Been thinking about this a lot lately, so here goes…🧵 Fellow anthropologists, what exactly is stopping you from finding local collaborators & coauthors in your research? #decolonizing #anthropology
I get its not the precedent; our senior colleagues didn’t normalize this & research capacity in low-income countries was historically lower than it is now… but have you tried? Reached out to universities & research institutes where you work?
Not to throw shade at anyone in particular, but an example helps: How many publications & careers have been built on work with vulnerable populations like the Hadza or Maasai without a single Tanzanian or Kenyan coauthor? I suspect <5% of anthro papers include local coauthors.
I’m not claiming innocence, I’ve published with & without local collaborators - but moved towards the latter as I’ve gained my own independence in research design & learned that collaboration makes for more ethical research & better science.

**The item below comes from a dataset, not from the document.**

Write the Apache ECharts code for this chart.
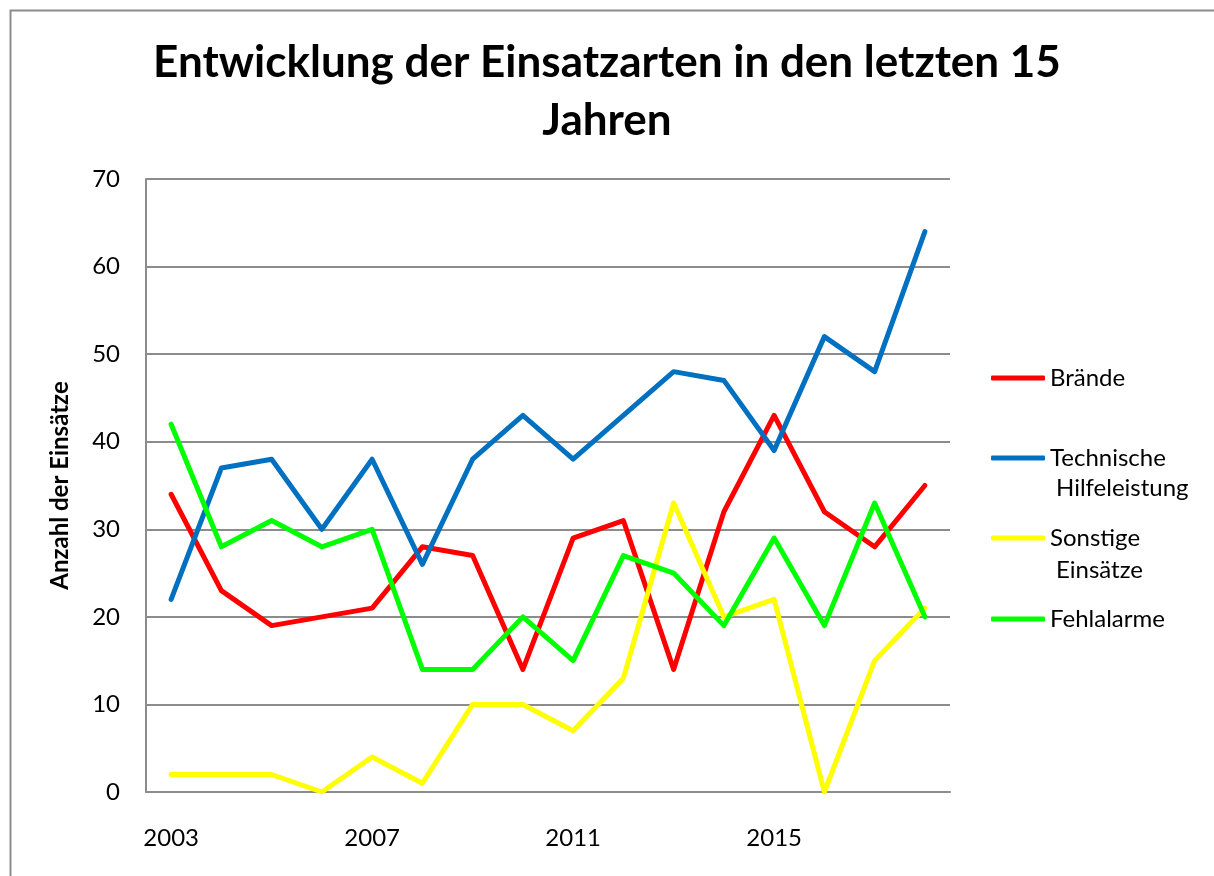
<!DOCTYPE html>
<html>
<head>
<meta charset="utf-8">
<script src="https://cdn.jsdelivr.net/npm/echarts@6/dist/echarts.min.js"></script>
<style>
  html, body { margin: 0; padding: 0; background: #fff; }
  #main { width: 1214px; height: 876px; }
</style>
</head>
<body>
<div id="main"></div>
<script>
// Jahre und Einsatzzahlen
var years = ['2003','2004','2005','2006','2007','2008','2009','2010','2011','2012','2013','2014','2015','2016','2017','2018'];
var braende = [34, 23, 19, 20, 21, 28, 27, 14, 29, 31, 14, 32, 43, 32, 28, 35];
var technische = [22, 37, 38, 30, 38, 26, 38, 43, 38, 43, 48, 47, 39, 52, 48, 64];
var sonstige = [2, 2, 2, 0, 4, 1, 10, 10, 7, 13, 33, 20, 22, 0, 15, 21];
var fehlalarme = [42, 28, 31, 28, 30, 14, 14, 20, 15, 27, 25, 19, 29, 19, 33, 20];

var fontFam = 'Lato, "Noto Sans", sans-serif';
var chart = echarts.init(document.getElementById('main'));

function serie(name, data, color) {
  return {
    name: name,
    type: 'line',
    data: data,
    symbol: 'none',
    color: color,
    lineStyle: { width: 5, color: color, cap: 'round', join: 'round' }
  };
}

function legende(name, top) {
  return {
    data: [name],
    left: 986,
    top: top,
    orient: 'vertical',
    icon: 'roundRect',
    itemWidth: 54,
    itemHeight: 5,
    selectedMode: false,
    textStyle: { fontFamily: fontFam, fontSize: 24, color: '#000', lineHeight: 28 }
  };
}

var option = {
  backgroundColor: '#fff',
  animation: false,
  title: {
    text: 'Entwicklung der Einsatzarten in den letzten 15\nJahren',
    left: 'center',
    top: 29,
    textStyle: { fontFamily: fontFam, fontSize: 44, fontWeight: 'bold', color: '#000', lineHeight: 58 }
  },
  legend: [
    legende('Brände', 359),
    legende('Technische', 439),
    legende('Sonstige', 519),
    legende('Fehlalarme', 600)
  ],
  graphic: [
    { type: 'rect', left: 8, top: 8, shape: { width: 1220, height: 880 },
      style: { fill: 'none', stroke: '#8c8c8c', lineWidth: 2 }, silent: true },
    { type: 'text', left: 1056, top: 476,
      style: { text: 'Hilfeleistung', font: '24px ' + fontFam, fill: '#000' } },
    { type: 'text', left: 1056, top: 558,
      style: { text: 'Einsätze', font: '24px ' + fontFam, fill: '#000' } }
  ],
  grid: { left: 146, right: 264, top: 179, bottom: 84 },
  xAxis: {
    type: 'category',
    data: years,
    boundaryGap: true,
    axisLine: { lineStyle: { color: '#8c8c8c', width: 2 } },
    axisTick: { show: false },
    axisLabel: { interval: 3, margin: 34, fontFamily: fontFam, fontSize: 24, color: '#000' }
  },
  yAxis: {
    type: 'value',
    min: 0,
    max: 70,
    interval: 10,
    name: 'Anzahl der Einsätze',
    nameLocation: 'middle',
    nameGap: 74,
    nameTextStyle: { fontFamily: fontFam, fontSize: 24, fontWeight: 'bold', color: '#000' },
    axisLine: { show: true, lineStyle: { color: '#8c8c8c', width: 2 } },
    axisTick: { show: false },
    axisLabel: { margin: 26, fontFamily: fontFam, fontSize: 24, color: '#000' },
    splitLine: { lineStyle: { color: '#8c8c8c', width: 2 } }
  },
  series: [
    serie('Brände', braende, '#ff0000'),
    serie('Technische', technische, '#0070c0'),
    serie('Sonstige', sonstige, '#ffff00'),
    serie('Fehlalarme', fehlalarme, '#00ff00')
  ]
};

chart.setOption(option);
</script>
</body>
</html>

It also makes a tangible difference to the careers & livelihoods of scholars from lower & middle-income countries. Even if their contribution is minimal. See for example:
https://academicjournals.org/journal/IJLIS/article-full-text-pdf/B8E9DF065829
It is a difficult conversation to have, & this post might make me unpopular. But junior researchers right now are asking this question of us. So what is your answer? Why is your next paper excluding voices of the people your profit from?